Wed, 13 Jan 2010: Reading a story and asking for vocab
I just talk to the students about the story. Today I read a story out loud and asked one student to stop every time she didn't know a word. She stopped me often but I accomplished three things:
she is a middle-of-the-road person so it gave me an idea of what the others don't know
it showed students not knowing something is not a crime
it showed that she knew a lot of words.
I seldom do that but it is useful once in a while. I seldom give old-fashioned vocab quizzes but once in a while, it's fun for them to show what they know out of context.
You have to ask yourself just why you yourself would want to take a vocab quiz; what would it show?
In my school, students study a vocab book for English and take massive tests.

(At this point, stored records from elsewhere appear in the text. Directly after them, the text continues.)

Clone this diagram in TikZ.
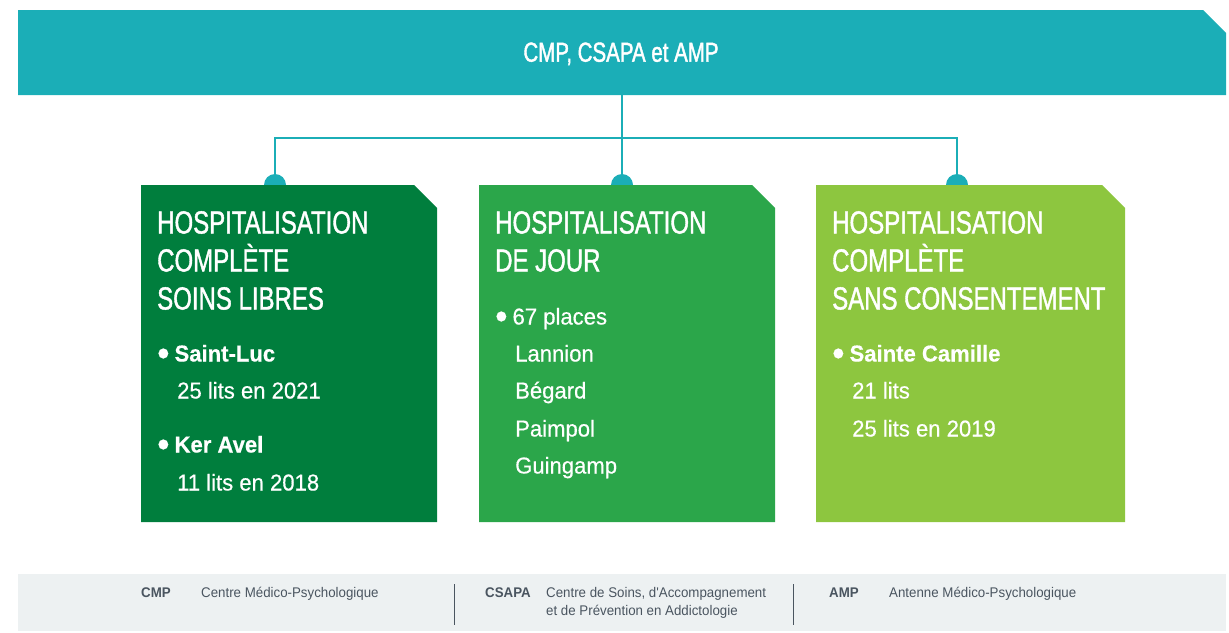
\documentclass[tikz,border=0pt]{standalone}
\usepackage{fontspec}
\setmainfont{Liberation Sans}
\newfontfamily\titlefont[FakeStretch=0.75,FakeBold=1.2]{Liberation Sans}
\newfontfamily\bodyfont[FakeStretch=0.96,FakeBold=0.5]{Liberation Sans}
\newfontfamily\bannerfont[FakeStretch=0.745,FakeBold=1.5]{Liberation Sans}
\newfontfamily\footfont[FakeStretch=0.95]{Liberation Sans}
\definecolor{bannerteal}{HTML}{1BAEB7}
\definecolor{darkgreen}{HTML}{007E3D}
\definecolor{midgreen}{HTML}{2BA64A}
\definecolor{limegreen}{HTML}{8DC63F}
\definecolor{footbg}{HTML}{EDF1F2}
\definecolor{foottext}{HTML}{4A5560}
\newcommand{\bul}{\raisebox{-4.2pt}{\scalebox{1.6}{•}}\hspace{5pt}}
\tikzset{
  conn/.style={draw=bannerteal, line width=2pt},
  dot/.style={fill=bannerteal},
  title/.style={font=\titlefont\fontsize{32}{32}\selectfont, text=white, anchor=base west, inner sep=0pt},
  body/.style={font=\bodyfont\fontsize{23}{23}\selectfont, text=white, anchor=base west, inner sep=0pt},
  foot/.style={font=\footfont\fontsize{14}{14}\selectfont, text=foottext, anchor=base west, inner sep=0pt},
  sepline/.style={draw=foottext, line width=1pt}
}
\begin{document}
\begin{tikzpicture}[x=1pt,y=-1pt]
\useasboundingbox (0,0) rectangle (1229,632);
% footer band
\fill[footbg] (18,574) rectangle (1226,631);
% banner
\fill[bannerteal] (18,10) -- (1203,10) -- (1226,33) -- (1226,95) -- (18,95) -- cycle;
\node[font=\bannerfont\fontsize{27.5}{27.5}\selectfont, text=white, anchor=base, inner sep=0pt] (banner) at (621,61.7) {CMP, CSAPA et AMP};
% connector coordinates
\coordinate (top) at (622,95);
\coordinate (j1) at (275,138);
\coordinate (j3) at (957,138);
\coordinate (d1) at (275,185);
\coordinate (d2) at (622,185);
\coordinate (d3) at (957,185);
\draw[conn] (top) -- (d2);
\draw[conn] (d1) -- (j1) -- (j3) -- (d3);
\fill[dot] (d1) circle (11);
\fill[dot] (d2) circle (11);
\fill[dot] (d3) circle (11);
% boxes
\fill[darkgreen] (141,185) -- (414,185) -- (437,208) -- (437,522) -- (141,522) -- cycle;
\fill[midgreen] (479,185) -- (752,185) -- (775,208) -- (775,522) -- (479,522) -- cycle;
\fill[limegreen] (816,185) -- (1102,185) -- (1125,208) -- (1125,522) -- (816,522) -- cycle;
% box 1 texts
\node[title] (t11) at (157,233.5) {HOSPITALISATION};
\node[title] (t12) at (157,271.5) {COMPLÈTE};
\node[title] (t13) at (157,309.5) {SOINS LIBRES};
\node[body] (b11) at (157,361.5) {\bul\textbf{Saint-Luc}};
\node[body] (b12) at (177,398.5) {25 lits en 2021};
\node[body] (b13) at (157,452.5) {\bul\textbf{Ker Avel}};
\node[body] (b14) at (177,490.5) {11 lits en 2018};
% box 2 texts
\node[title] (t21) at (495,233.5) {HOSPITALISATION};
\node[title] (t22) at (495,271.5) {DE JOUR};
\node[body] (b21) at (495,324.5) {\bul 67 places};
\node[body] (b22) at (515,361.5) {Lannion};
\node[body] (b23) at (515,398.5) {Bégard};
\node[body] (b24) at (515,436.5) {Paimpol};
\node[body] (b25) at (515,473.5) {Guingamp};
% box 3 texts
\node[title] (t31) at (832,233.5) {HOSPITALISATION};
\node[title] (t32) at (832,271.5) {COMPLÈTE};
\node[title] (t33) at (832,309.5) {SANS CONSENTEMENT};
\node[body] (b31) at (832,361.5) {\bul\textbf{Sainte Camille}};
\node[body] (b32) at (852,398.5) {21 lits};
\node[body] (b33) at (852,436.5) {25 lits en 2019};
% footer
\node[foot] (f1) at (141,597) {\textbf{CMP}};
\node[foot] (f2) at (201,597) {Centre Médico-Psychologique};
\coordinate (s1a) at (454,584);
\coordinate (s1b) at (454,625);
\draw[sepline] (s1a) -- (s1b);
\node[foot] (f3) at (485,597) {\textbf{CSAPA}};
\node[foot] (f4) at (546,597) {Centre de Soins, d'Accompagnement};
\node[foot] (f5) at (546,615) {et de Prévention en Addictologie};
\coordinate (s2a) at (793,584);
\coordinate (s2b) at (793,625);
\draw[sepline] (s2a) -- (s2b);
\node[foot] (f6) at (829,597) {\textbf{AMP}};
\node[foot] (f7) at (889,597) {Antenne Médico-Psychologique};
\end{tikzpicture}
\end{document}
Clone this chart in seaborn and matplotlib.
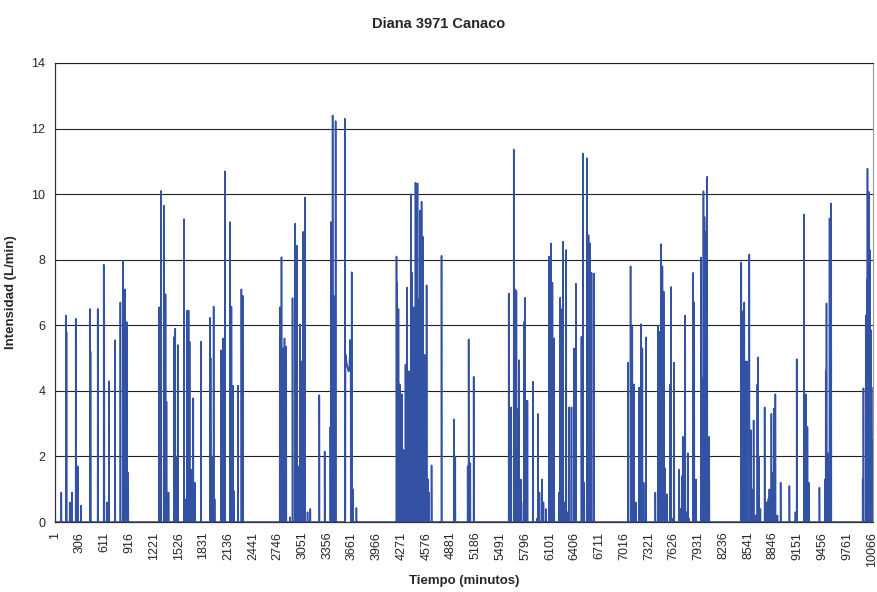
import numpy as np
import pandas as pd
import matplotlib
matplotlib.use('Agg')
import matplotlib.pyplot as plt
import seaborn as sns

# Data: one week of minutes, flow mostly 0 with spikes
n_minutes = 10080
spike_min = [
    79, 137, 143, 183, 211, 257, 281, 322, 433, 439, 528, 602, 608, 643, 668, 742, 807, 837, 862, 886, 903,
    1282, 1291, 1310, 1343, 1363, 1375, 1400, 1471, 1483, 1495, 1516, 1590, 1613, 1631, 1647, 1660, 1684, 1705, 1724, 1800,
    1912, 1919, 1940, 1956, 1968, 2047, 2072, 2097, 2159, 2175, 2191, 2203, 2257, 2298, 2314,
    2771, 2792, 2813, 2829, 2850, 2895, 2928, 2961, 2981, 2998, 3018, 3039, 3060, 3080, 3113, 3147,
    3258, 3324, 3394, 3401, 3422, 3435, 3459, 3574, 3657, 3673, 3715,
    4209, 4216, 4233, 4249, 4274, 4295, 4320, 4339, 4360, 4385, 4401, 4422, 4443, 4468, 4488, 4497, 4518, 4534,
    4555, 4580, 4599, 4608, 4641, 4764, 4917, 4933, 5086, 5098, 5118, 5160,
    5592, 5620, 5654, 5670, 5686, 5699, 5716, 5741, 5748, 5778, 5794, 5810, 5822, 5889, 5938, 5954, 5970, 6000,
    6019, 6049, 6086, 6098, 6114, 6130, 6151, 6209, 6225, 6246, 6262, 6279, 6300, 6320, 6337, 6365, 6398, 6419,
    6488, 6506, 6522, 6555, 6575, 6592, 6604, 6612, 6641,
    7061, 7093, 7114, 7135, 7160, 7197, 7222, 7238, 7254, 7284,
    7398, 7431, 7448, 7469, 7485, 7501, 7514, 7543, 7580, 7593, 7609, 7630, 7692, 7711, 7724, 7736, 7749, 7766,
    7782, 7798, 7815, 7864, 7877, 7901, 7963, 7979, 7991, 8004, 8016, 8025, 8037, 8062,
    8457, 8473, 8482, 8494, 8507, 8514, 8527, 8556, 8576, 8588, 8609, 8630, 8655, 8662, 8675, 8692, 8745, 8766,
    8791, 8803, 8828, 8844, 8860, 8877, 8902, 8942, 9050, 9124, 9140,
    9230, 9251, 9272, 9288, 9420, 9490, 9498, 9507, 9527, 9545, 9565,
    9953, 9962, 9991, 10004, 10012, 10028, 10041, 10057, 10064, 10071, 10080,
]
spike_val = [
    0.9, 6.3, 5.8, 0.6, 0.9, 6.2, 1.7, 0.5, 6.5, 5.2, 6.5, 7.85, 6.7, 0.6, 4.3, 5.55, 6.7, 7.97, 7.1, 6.1, 1.5,
    6.55, 1.1, 10.1, 9.65, 6.95, 3.67, 0.9, 5.65, 5.9, 2.0, 5.4, 9.24, 0.7, 6.45, 6.45, 5.5, 1.6, 3.78, 1.2, 5.5,
    6.23, 5.0, 2.0, 6.57, 0.7, 5.24, 5.6, 10.7, 9.15, 6.57, 4.16, 0.95, 4.16, 7.1, 6.9,
    6.55, 8.08, 5.3, 5.6, 5.35, 0.15, 6.83, 9.1, 8.43, 1.7, 6.03, 4.9, 8.85, 9.9, 0.3, 0.4,
    3.87, 2.15, 2.9, 9.15, 12.4, 6.9, 12.23, 12.3, 7.62, 1.0, 0.43,
    8.1, 7.3, 6.5, 4.2, 3.9, 2.2, 4.8, 7.15, 4.6, 10.0, 7.6, 6.55, 10.35, 10.33, 6.8, 9.5, 9.77, 8.7,
    5.1, 7.22, 1.3, 0.9, 1.73, 8.12, 3.13, 2.0, 1.7, 5.57, 1.8, 4.43,
    6.97, 3.5, 11.36, 7.1, 7.05, 3.45, 4.94, 1.3, 0.6, 6.1, 6.84, 3.7, 3.7, 4.28, 0.1, 3.3, 0.9, 1.3,
    0.6, 0.4, 8.1, 6.7, 8.5, 7.3, 5.6, 0.9, 6.84, 6.5, 8.55, 0.6, 8.3, 0.3, 3.5, 3.5, 5.3, 7.27,
    5.65, 11.24, 1.2, 11.1, 8.75, 8.5, 2.6, 7.6, 7.58,
    4.86, 7.8, 6.0, 4.2, 0.6, 4.1, 6.04, 5.3, 1.2, 5.63,
    0.9, 6.0, 5.8, 8.48, 7.8, 7.03, 1.65, 0.85, 4.2, 7.17, 0.1, 4.86, 1.6, 0.4, 1.4, 2.6, 0.6, 6.3,
    0.3, 2.1, 0.1, 7.6, 6.7, 1.3, 8.07, 4.4, 10.09, 9.3, 2.6, 8.85, 10.53, 2.6,
    7.92, 2.5, 6.44, 6.7, 2.6, 4.9, 4.9, 8.16, 2.8, 1.0, 3.1, 0.2, 4.2, 5.02, 2.0, 0.4, 3.5, 0.6,
    0.7, 1.0, 3.3, 1.5, 3.46, 3.9, 0.2, 1.2, 1.1, 0.3, 4.97,
    9.38, 3.9, 2.9, 1.2, 1.05, 1.3, 4.6, 6.67, 2.1, 9.26, 9.72,
    1.3, 4.08, 6.3, 7.4, 10.78, 10.07, 8.3, 5.85, 0.3, 2.5, 4.1,
]
# sustained flow after the 12.3 peak (about minutes 3580-3640)
plateau_start = 3580
plateau_val = [5.1, 5.0, 4.9, 4.8, 4.75, 4.7, 4.65, 4.6, 4.6, 4.7, 5.0, 5.55, 5.2]

minutes = np.arange(1, n_minutes + 1)
flow = np.zeros(n_minutes)
flow[np.array(spike_min) - 1] = spike_val
p = np.repeat(plateau_val, 5)
flow[plateau_start - 1:plateau_start - 1 + len(p)] = p
df = pd.DataFrame({'minuto': minutes, 'intensidad': flow})

tick_pos = list(range(1, n_minutes + 1, 305))

sns.set_style('white')
plt.rcParams['font.family'] = ['Liberation Sans', 'DejaVu Sans']

fig = plt.figure(figsize=(8.78, 5.92), dpi=100)
ax = fig.add_axes([0.0626, 0.1182, 0.9317, 0.7754])

sns.lineplot(data=df, x='minuto', y='intensidad', ax=ax, color='#3352A4',
             linewidth=1.15, estimator=None, sort=False)

ax.set_xlim(1, n_minutes)
ax.set_ylim(0, 14)
ax.set_yticks(range(0, 15, 2))
ax.set_xticks(tick_pos)
ax.set_xticklabels([str(t) for t in tick_pos], rotation=90, fontsize=9)
ax.tick_params(axis='y', labelsize=9)
ax.tick_params(axis='both', direction='out', length=4, width=0.8, color='#222222', pad=3)
ax.yaxis.grid(True, color='#222222', linewidth=0.8)
ax.set_axisbelow(True)

for side in ['left', 'bottom']:
    ax.spines[side].set_color('#333333')
    ax.spines[side].set_linewidth(0.9)
ax.spines['top'].set_color('#222222')
ax.spines['top'].set_linewidth(0.8)
ax.spines['right'].set_color('#999999')
ax.spines['right'].set_linewidth(0.8)

ax.set_xlabel('Tiempo (minutos)', fontsize=9.5, fontweight='bold', labelpad=6)
ax.set_ylabel('Intensidad (L/min)', fontsize=9.5, fontweight='bold', labelpad=10)
fig.suptitle('Diana 3971 Canaco', fontsize=10.5, fontweight='bold', y=0.972)

fig.savefig('out.png', dpi=100)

The students indicate it doesn't seem to do them much good, although the Latin helps them figure out word meanings; but I wonder if the teachers can point to any studies that show that sort of testing accomplishes anything. Maybe I.S.P. Nation's work.
tom mccarthy wrote (Thu, 14 Jan 2010 20:58):
It's been a couple of years since I read his book. (It was a hard read.)
I recall that there was a LOT about testing--to find one's vocab range, but I don't think he said much about it for learning.
He did go into GREAT depth about what 'learning' a word means. I wish there was a Cliffs Notes version.